--- Start ---

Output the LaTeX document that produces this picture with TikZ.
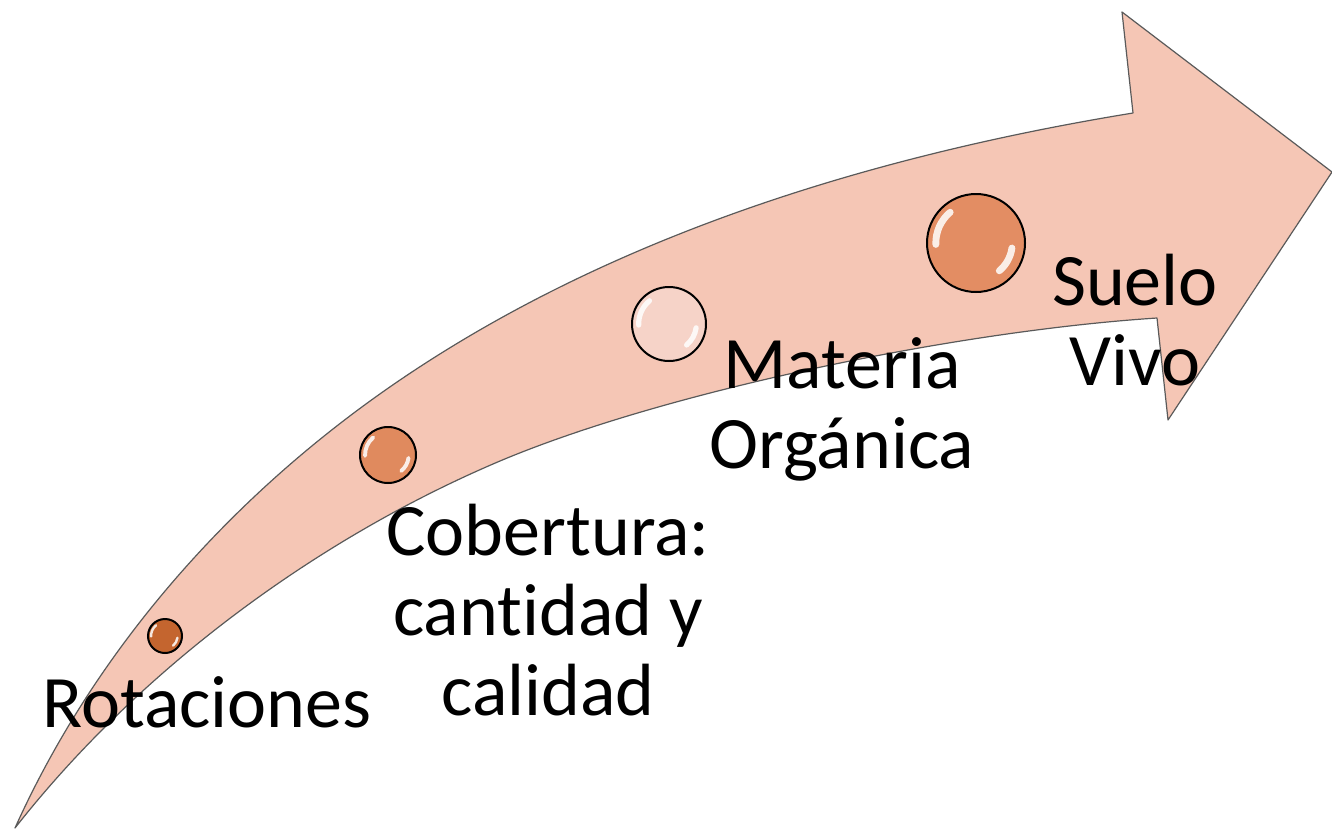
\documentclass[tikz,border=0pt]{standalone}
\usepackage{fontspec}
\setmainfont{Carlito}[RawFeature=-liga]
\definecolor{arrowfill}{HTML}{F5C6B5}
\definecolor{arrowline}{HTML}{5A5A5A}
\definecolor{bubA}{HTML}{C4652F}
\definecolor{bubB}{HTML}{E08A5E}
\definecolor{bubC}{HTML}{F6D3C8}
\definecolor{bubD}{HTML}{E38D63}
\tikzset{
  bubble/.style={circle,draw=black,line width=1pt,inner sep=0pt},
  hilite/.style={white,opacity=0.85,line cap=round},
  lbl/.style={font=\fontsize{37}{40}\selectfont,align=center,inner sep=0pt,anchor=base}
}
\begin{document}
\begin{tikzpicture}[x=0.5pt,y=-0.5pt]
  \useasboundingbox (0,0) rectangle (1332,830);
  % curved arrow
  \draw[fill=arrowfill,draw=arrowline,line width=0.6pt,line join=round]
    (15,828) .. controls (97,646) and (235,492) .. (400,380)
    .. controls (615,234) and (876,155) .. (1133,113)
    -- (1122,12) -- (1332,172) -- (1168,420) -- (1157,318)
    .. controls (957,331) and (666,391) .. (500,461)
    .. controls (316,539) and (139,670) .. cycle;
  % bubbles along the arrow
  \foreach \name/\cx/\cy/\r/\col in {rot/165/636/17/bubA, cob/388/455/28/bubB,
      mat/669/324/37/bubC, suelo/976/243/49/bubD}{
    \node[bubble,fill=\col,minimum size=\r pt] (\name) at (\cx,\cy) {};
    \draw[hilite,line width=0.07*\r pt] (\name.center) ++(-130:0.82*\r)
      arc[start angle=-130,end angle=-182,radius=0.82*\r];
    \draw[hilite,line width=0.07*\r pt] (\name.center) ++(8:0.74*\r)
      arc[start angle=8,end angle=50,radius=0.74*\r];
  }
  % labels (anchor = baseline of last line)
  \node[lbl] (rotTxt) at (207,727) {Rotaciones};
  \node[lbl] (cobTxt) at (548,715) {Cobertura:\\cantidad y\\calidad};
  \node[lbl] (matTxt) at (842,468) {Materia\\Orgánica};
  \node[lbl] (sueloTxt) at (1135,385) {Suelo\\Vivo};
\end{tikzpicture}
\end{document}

--- End ---

### What you need to do:
Go through the listing above and write it out again exactly, dropping the pictures.

### Exercise response:
Output the LaTeX document that produces this picture with TikZ.
\documentclass[tikz,border=0pt]{standalone}
\usepackage{fontspec}
\setmainfont{Carlito}[RawFeature=-liga]
\definecolor{arrowfill}{HTML}{F5C6B5}
\definecolor{arrowline}{HTML}{5A5A5A}
\definecolor{bubA}{HTML}{C4652F}
\definecolor{bubB}{HTML}{E08A5E}
\definecolor{bubC}{HTML}{F6D3C8}
\definecolor{bubD}{HTML}{E38D63}
\tikzset{
  bubble/.style={circle,draw=black,line width=1pt,inner sep=0pt},
  hilite/.style={white,opacity=0.85,line cap=round},
  lbl/.style={font=\fontsize{37}{40}\selectfont,align=center,inner sep=0pt,anchor=base}
}
\begin{document}
\begin{tikzpicture}[x=0.5pt,y=-0.5pt]
  \useasboundingbox (0,0) rectangle (1332,830);
  % curved arrow
  \draw[fill=arrowfill,draw=arrowline,line width=0.6pt,line join=round]
    (15,828) .. controls (97,646) and (235,492) .. (400,380)
    .. controls (615,234) and (876,155) .. (1133,113)
    -- (1122,12) -- (1332,172) -- (1168,420) -- (1157,318)
    .. controls (957,331) and (666,391) .. (500,461)
    .. controls (316,539) and (139,670) .. cycle;
  % bubbles along the arrow
  \foreach \name/\cx/\cy/\r/\col in {rot/165/636/17/bubA, cob/388/455/28/bubB,
      mat/669/324/37/bubC, suelo/976/243/49/bubD}{
    \node[bubble,fill=\col,minimum size=\r pt] (\name) at (\cx,\cy) {};
    \draw[hilite,line width=0.07*\r pt] (\name.center) ++(-130:0.82*\r)
      arc[start angle=-130,end angle=-182,radius=0.82*\r];
    \draw[hilite,line width=0.07*\r pt] (\name.center) ++(8:0.74*\r)
      arc[start angle=8,end angle=50,radius=0.74*\r];
  }
  % labels (anchor = baseline of last line)
  \node[lbl] (rotTxt) at (207,727) {Rotaciones};
  \node[lbl] (cobTxt) at (548,715) {Cobertura:\\cantidad y\\calidad};
  \node[lbl] (matTxt) at (842,468) {Materia\\Orgánica};
  \node[lbl] (sueloTxt) at (1135,385) {Suelo\\Vivo};
\end{tikzpicture}
\end{document}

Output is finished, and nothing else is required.